In this case, the bankruptcy did not affect just a joint-stock enterprise; it was borne by the Scottish government and the people of Scotland…and the people of Scotland blamed the English for the disaster, as it was the English who pulled their support.  

By the time of the Darien disaster, England and Scotland’s shared king was James’s great-grandson, William III. By siding with Spain during the Darien scheme, Scottish critics accused King William III of prioritizing English interests over Scotland’s.  

The anger had reached a fever pitch as the Scottish parliament passed the Act of Security, which threatened to split the monarchy.

However, it was acts passed in the English Parliament sealed Scotland’s fate.

The Alien Act of 1705 was an English law that threatened to treat Scots as aliens and to cut off their access to English trade and property rights unless Scotland accepted the Hanoverian succession or entered into negotiations for political union.

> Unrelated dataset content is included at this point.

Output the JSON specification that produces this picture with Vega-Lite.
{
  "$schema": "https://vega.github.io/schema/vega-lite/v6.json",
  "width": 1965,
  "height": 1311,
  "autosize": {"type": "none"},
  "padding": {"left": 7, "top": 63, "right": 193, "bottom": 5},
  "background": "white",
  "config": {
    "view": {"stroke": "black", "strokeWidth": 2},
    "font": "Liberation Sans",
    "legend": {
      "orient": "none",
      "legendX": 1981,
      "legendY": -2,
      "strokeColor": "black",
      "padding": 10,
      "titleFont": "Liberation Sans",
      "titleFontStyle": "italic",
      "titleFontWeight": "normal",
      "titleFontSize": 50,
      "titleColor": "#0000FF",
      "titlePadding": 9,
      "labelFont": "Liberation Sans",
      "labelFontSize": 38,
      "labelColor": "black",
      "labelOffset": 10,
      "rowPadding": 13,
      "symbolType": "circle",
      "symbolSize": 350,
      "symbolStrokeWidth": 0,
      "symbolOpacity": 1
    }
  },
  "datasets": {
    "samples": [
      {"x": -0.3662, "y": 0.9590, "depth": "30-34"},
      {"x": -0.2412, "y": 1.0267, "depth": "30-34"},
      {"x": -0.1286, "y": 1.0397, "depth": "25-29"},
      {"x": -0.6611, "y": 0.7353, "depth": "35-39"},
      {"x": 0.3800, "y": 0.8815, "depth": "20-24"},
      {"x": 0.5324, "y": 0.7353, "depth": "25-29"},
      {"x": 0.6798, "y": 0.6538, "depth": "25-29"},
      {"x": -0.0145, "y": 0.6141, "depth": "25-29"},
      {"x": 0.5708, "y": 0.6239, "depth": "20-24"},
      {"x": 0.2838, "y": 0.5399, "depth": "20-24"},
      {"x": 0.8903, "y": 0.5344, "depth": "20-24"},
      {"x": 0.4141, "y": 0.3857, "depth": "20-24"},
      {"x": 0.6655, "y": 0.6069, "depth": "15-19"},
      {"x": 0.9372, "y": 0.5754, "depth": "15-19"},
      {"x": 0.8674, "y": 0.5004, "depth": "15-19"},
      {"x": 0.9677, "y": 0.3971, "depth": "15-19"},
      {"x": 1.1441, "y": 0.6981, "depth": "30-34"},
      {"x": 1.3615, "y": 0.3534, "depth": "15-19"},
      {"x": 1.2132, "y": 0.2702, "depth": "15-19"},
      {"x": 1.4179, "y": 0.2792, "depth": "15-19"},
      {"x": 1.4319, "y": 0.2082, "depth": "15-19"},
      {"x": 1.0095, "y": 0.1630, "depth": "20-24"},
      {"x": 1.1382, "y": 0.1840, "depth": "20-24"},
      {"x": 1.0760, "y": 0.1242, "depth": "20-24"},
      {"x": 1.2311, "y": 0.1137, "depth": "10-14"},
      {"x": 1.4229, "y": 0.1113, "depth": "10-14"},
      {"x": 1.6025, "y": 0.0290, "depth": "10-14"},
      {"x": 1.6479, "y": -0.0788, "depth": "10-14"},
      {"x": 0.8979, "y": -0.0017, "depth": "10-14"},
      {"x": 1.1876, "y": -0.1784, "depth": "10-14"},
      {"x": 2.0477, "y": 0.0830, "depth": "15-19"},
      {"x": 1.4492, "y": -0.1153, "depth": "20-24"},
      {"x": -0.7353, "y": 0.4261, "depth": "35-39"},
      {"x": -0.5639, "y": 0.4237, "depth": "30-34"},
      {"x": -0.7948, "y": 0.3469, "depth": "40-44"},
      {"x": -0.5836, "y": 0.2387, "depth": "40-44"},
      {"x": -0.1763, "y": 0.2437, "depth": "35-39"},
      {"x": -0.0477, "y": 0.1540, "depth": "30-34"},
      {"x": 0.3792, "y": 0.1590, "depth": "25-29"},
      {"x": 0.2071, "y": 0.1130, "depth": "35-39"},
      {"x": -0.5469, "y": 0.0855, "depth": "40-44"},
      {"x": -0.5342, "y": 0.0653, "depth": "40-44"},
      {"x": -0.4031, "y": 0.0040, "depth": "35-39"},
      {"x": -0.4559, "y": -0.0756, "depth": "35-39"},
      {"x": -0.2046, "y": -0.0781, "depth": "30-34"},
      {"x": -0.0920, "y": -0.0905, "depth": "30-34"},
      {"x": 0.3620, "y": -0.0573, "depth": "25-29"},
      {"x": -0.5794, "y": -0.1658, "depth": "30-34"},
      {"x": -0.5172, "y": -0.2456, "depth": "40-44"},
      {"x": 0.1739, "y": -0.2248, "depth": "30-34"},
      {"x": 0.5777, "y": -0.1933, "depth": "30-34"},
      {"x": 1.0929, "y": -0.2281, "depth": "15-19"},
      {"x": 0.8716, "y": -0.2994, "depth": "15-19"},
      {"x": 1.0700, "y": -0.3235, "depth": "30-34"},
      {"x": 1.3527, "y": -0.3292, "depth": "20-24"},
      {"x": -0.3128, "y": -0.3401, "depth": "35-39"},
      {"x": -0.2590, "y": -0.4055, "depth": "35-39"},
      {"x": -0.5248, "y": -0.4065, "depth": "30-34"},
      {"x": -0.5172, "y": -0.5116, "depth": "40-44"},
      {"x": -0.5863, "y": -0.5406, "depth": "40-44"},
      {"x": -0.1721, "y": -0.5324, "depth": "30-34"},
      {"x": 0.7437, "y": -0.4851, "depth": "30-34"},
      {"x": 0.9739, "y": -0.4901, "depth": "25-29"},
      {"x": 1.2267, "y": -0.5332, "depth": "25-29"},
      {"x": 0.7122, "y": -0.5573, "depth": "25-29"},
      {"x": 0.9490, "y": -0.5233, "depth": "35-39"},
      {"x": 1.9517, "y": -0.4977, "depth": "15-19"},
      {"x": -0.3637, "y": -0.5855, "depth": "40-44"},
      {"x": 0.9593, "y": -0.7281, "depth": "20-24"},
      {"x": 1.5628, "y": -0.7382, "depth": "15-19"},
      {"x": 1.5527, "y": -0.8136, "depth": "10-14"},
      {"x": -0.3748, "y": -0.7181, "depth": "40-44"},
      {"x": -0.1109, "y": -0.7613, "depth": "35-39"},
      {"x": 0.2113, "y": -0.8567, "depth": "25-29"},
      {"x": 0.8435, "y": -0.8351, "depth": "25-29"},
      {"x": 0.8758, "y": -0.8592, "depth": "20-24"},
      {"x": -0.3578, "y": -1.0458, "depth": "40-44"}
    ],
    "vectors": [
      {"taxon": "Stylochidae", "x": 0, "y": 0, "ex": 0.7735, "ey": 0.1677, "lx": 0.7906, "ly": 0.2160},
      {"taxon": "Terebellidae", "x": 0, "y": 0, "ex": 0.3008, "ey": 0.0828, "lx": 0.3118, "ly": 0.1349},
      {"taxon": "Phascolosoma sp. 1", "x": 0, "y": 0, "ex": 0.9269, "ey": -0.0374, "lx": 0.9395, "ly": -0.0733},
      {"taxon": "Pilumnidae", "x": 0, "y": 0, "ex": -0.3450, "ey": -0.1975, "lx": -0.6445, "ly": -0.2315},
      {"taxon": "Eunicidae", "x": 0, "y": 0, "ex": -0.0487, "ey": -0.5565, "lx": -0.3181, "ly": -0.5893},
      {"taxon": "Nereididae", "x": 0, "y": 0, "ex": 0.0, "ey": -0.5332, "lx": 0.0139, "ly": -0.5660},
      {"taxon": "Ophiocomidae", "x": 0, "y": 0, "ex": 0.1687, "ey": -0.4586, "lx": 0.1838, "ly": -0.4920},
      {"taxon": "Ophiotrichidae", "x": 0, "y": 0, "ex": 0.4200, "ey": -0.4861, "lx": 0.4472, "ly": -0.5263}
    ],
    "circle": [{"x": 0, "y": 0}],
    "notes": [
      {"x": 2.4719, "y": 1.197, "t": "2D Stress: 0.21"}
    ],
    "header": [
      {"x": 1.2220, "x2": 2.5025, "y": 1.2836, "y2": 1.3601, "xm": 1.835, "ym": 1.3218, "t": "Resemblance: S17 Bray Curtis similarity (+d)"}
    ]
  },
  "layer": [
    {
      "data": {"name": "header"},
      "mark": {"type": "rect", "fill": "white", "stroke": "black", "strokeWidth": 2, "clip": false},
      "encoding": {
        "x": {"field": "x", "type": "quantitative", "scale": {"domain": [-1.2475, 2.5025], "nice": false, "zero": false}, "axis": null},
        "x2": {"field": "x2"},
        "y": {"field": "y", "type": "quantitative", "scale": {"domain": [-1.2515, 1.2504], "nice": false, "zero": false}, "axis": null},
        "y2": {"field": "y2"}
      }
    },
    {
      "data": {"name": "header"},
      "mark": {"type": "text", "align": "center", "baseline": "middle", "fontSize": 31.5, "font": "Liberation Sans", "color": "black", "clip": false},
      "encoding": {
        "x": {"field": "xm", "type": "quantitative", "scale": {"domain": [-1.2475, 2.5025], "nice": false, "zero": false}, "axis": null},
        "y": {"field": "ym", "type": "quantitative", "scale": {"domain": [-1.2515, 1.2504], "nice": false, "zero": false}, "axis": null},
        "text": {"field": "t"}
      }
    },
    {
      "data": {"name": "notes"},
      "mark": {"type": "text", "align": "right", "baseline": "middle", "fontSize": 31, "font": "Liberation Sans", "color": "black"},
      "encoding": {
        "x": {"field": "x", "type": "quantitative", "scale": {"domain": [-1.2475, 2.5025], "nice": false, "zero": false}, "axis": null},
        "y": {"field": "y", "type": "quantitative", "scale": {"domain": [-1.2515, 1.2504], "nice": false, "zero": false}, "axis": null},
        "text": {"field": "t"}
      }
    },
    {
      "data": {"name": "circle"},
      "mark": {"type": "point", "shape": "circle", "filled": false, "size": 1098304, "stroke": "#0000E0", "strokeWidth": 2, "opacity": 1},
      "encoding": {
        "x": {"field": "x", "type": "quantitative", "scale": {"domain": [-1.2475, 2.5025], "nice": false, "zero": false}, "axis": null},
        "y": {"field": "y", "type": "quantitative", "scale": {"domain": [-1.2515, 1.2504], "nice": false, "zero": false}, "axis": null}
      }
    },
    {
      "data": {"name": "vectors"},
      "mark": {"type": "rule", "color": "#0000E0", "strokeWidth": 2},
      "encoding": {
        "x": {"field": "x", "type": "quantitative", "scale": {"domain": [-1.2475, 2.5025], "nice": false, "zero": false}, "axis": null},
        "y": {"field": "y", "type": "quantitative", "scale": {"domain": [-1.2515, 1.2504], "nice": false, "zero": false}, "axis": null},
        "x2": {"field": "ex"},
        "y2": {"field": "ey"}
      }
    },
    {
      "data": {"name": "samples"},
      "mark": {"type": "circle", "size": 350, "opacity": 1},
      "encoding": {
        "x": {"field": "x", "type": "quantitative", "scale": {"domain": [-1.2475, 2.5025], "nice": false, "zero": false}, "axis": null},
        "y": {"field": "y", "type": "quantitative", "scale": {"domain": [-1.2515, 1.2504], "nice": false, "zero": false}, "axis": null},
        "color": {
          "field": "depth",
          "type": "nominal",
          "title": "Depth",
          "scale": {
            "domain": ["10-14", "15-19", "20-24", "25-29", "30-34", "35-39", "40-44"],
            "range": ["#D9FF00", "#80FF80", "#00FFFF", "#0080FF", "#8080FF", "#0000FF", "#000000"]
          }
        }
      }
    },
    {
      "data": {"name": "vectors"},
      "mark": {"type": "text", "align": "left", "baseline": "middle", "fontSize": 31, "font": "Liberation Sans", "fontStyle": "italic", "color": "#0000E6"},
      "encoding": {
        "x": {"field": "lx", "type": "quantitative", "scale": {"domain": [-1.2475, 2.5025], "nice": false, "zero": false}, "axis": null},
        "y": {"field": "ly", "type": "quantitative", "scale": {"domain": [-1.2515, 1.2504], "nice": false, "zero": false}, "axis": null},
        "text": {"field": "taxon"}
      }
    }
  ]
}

Scotland was staring at a collapse. By 1706, the Scottish economy was effectively insolvent, and the only option available to repay their debts was to sell them to England. 

The Act of Union created the United Kingdom in 1707, uniting England and Scotland and providing £398,085 to repay the debt owed to thousands of Scotsmen who contributed to the Darien scheme.

History works in mysterious ways. 

The United Kingdom became the world’s largest empire in the 19th century. Yet, the reason why the country was founded was directly related to a failed colony in Central America that bankrupted the nation of Scotland.